=== PROBLEM DESCRIPTION ===
Work through the data below and give the number of lines holding "chart", nothing more.

=== SOURCE EXCERPT ===
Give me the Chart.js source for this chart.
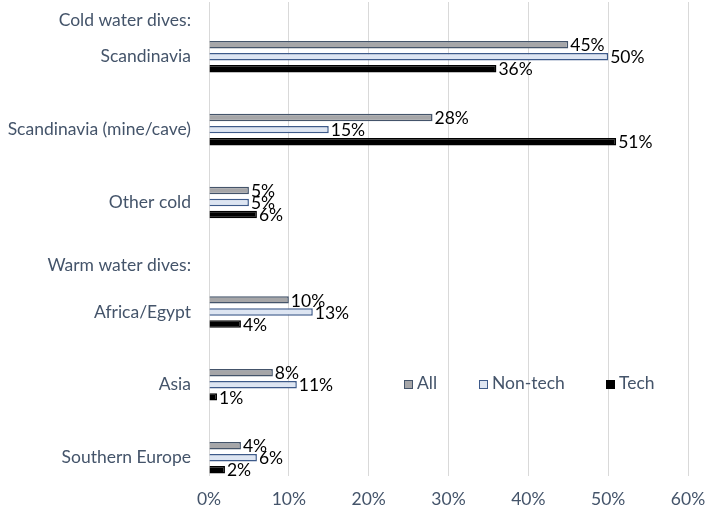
<!DOCTYPE html>
<html>
<head>
<meta charset="utf-8">
<script src="https://cdn.jsdelivr.net/npm/chart.js@4/dist/chart.umd.min.js"></script>
<style>
  html, body { margin: 0; padding: 0; background: #fff; }
  #wrap { position: relative; width: 720px; height: 519px; }
  #legend { position: absolute; top: 372px; left: 404px; font: 17.5px Lato, sans-serif; color: #44546a; }
  #legend span.item { position: absolute; white-space: nowrap; }
  #legend span.box { display: inline-block; width: 9px; height: 9px; margin-right: 4px; box-sizing: border-box; vertical-align: 0px; }
</style>
</head>
<body>
<div id="wrap">
  <canvas id="chart" width="720" height="519"></canvas>
  <div id="legend"></div>
</div>
<script>
"use strict"

// categories, headers get null values
var categories = [
    "Cold water dives:", "Scandinavia", "", "Scandinavia (mine/cave)", "", "Other cold", "",
    ["Warm water dives:", ""], "Africa/Egypt", "", "Asia", "", "Southern Europe"
];
var allDivers   = [null, 45, null, 28, null, 5, null, null, 10, null, 8, null, 4];
var nonTech     = [null, 50, null, 15, null, 5, null, null, 13, null, 11, null, 6];
var tech        = [null, 36, null, 51, null, 6, null, null, 4, null, 1, null, 2];
var seriesNames = ["All", "Non-tech", "Tech"];
var xTicks = [0, 10, 20, 30, 40, 50, 60];

var textColor = "#44546a";
var fontFamily = "Lato, 'Open Sans', sans-serif";
var fontSize = 17.5;

var fills = ["#a6a6a8", "#dde5f2", "#000000"];
var borders = ["#44546a", "#3d5a8a", "#000000"];

//data labels at the bar ends
var barLabels = {
    id: "barLabels",
    afterDatasetsDraw: function(chart){
        var ctx = chart.ctx;
        ctx.save();
        ctx.font = fontSize + "px " + fontFamily;
        ctx.fillStyle = "#000";
        ctx.textBaseline = "middle";
        ctx.textAlign = "left";
        chart.data.datasets.forEach(function(ds, i){
            var meta = chart.getDatasetMeta(i);
            meta.data.forEach(function(bar, j){
                var v = ds.data[j];
                if(v === null || v === undefined){
                    return;
                }
                ctx.fillText(v + "%", bar.x + 2, bar.y + 1);
            });
        });
        ctx.restore();
    }
};

var chart = new Chart(document.getElementById("chart"), {
    type: "bar",
    data: {
        labels: categories,
        datasets: [allDivers, nonTech, tech].map(function(d, i){
            return {
                label: seriesNames[i],
                data: d,
                backgroundColor: fills[i],
                borderColor: borders[i],
                borderWidth: 1.5,
                categoryPercentage: 0.99,
                barPercentage: 0.62,
                skipNull: false
            };
        })
    },
    options: {
        indexAxis: "y",
        responsive: false,
        animation: false,
        layout: { padding: { top: 2, right: 32, left: 0, bottom: 0 } },
        plugins: {
            legend: { display: false },
            tooltip: { enabled: false }
        },
        scales: {
            x: {
                min: 0,
                max: 60,
                afterBuildTicks: function(scale){
                    scale.ticks = xTicks.map(function(v){ return { value: v }; });
                },
                afterFit: function(scale){ scale.height = 43; },
                grid: { color: "#d9d9d9", lineWidth: 1, drawTicks: false },
                border: { display: false },
                ticks: {
                    color: textColor,
                    padding: 13,
                    font: { family: fontFamily, size: fontSize },
                    callback: function(v){ return v + "%"; }
                }
            },
            y: {
                afterFit: function(scale){
                    scale.width = 209;
                    scale.paddingTop = 0;
                    scale.paddingBottom = 0;
                },
                grid: { display: false, drawTicks: false },
                border: { display: false },
                ticks: {
                    color: textColor,
                    padding: 18,
                    autoSkip: false,
                    font: { family: fontFamily, size: fontSize }
                }
            }
        }
    },
    plugins: [barLabels]
});

//legend inside the plot
var legendPos = [0, 75, 202];
var legend = document.getElementById("legend");
seriesNames.forEach(function(name, i){
    var item = document.createElement("span");
    item.className = "item";
    item.style.left = legendPos[i] + "px";
    var box = document.createElement("span");
    box.className = "box";
    box.style.background = fills[i];
    box.style.border = "1.5px solid " + borders[i];
    item.appendChild(box);
    item.appendChild(document.createTextNode(name));
    legend.appendChild(item);
});
</script>
</body>
</html>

=== SOLVED EXERCISE ===
8